Korea Holds Breath as World Expo 2030 Vote Looms

  • By Jung Chul-hwan, Kim Kyeong-pil, Park Joo-young

    November 28, 2023 13:36

    Only hours remain before the General Assembly of the Bureau International des Expositions in Paris votes on the host city of the 2030 World Expo on Tuesday. 
    The final presentations begin with Busan, followed by Rome and Riyadh in 20-minute intervals, before representatives from 182 BIE member countries cast their ballot. The results are expected around midnight, Korean time.
    If no city receives more than two-thirds support, a second round will take place between the top two. But local media reports indicate that over 120 countries have already expressed support for Saudi Arabia, so Korea is pulling out all the stops to catch up.  
    People cheer for Busan's bid to host the 2030 World Expo in the southern port city on Monday.
    Thanks to Saudi Arabia's bottomless oil wealth, 66 of Africa's 68 member nations have declared for Riyadh, at what analysts estimate as a cost of US$15 billion in pledges from the desert kingdom. 
    Candidate countries can still try to sway delegates on site or through diplomatic channels since the voting decisions of individual representatives will not be disclosed publicly. 
    With massive support from Korean global conglomerates like Samsung, Hyundai and LG, Busan's promotional campaigns continue gamely in the French capital. An event to try on hanbok or traditional Korean dress was held on Monday at prominent sites like Notre-Dame Cathedral and the Louvre, targeting both Parisians and tourists. Another event took place on the Seine cruise ship featuring the red and blue Cheongsachorong or traditional Korean lanterns.
    Around 2,500 buses and taxis with advertisements are navigating through Paris.

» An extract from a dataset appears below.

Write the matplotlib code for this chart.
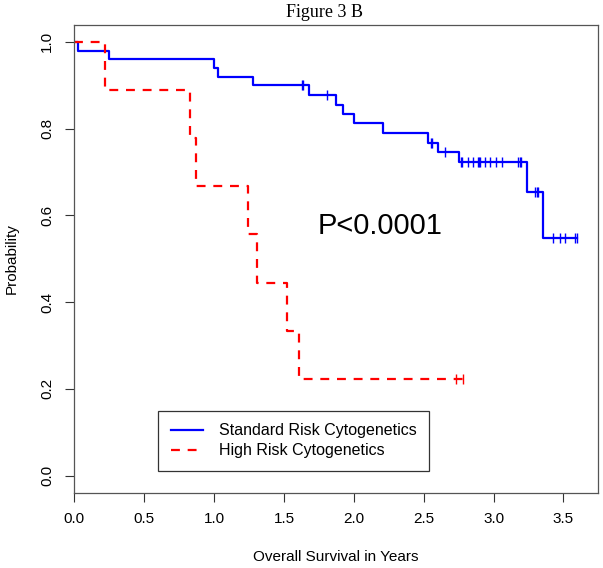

Near the Arc de Triomphe, electronic billboards display the candidate city's slogan "Busan is Ready."  
    Buses promoting Busan's bid to host the 2030 World Expo pass by the Eiffel Tower in Paris.
    Korea hopes that the luminaries it has chosen to make the presentation can still dazzle delegates. 
    In rehearsal on Monday, the Korean delegation implemented strict security measures to conceal the speakers. Prime Minister Han Duck-soo attracted press attention at the event's main entrance as other potential speakers like former UN Secretary-General Ban Ki-moon tried to sneak in unnoticed. One female participant wore a big mask to add an element of mystery.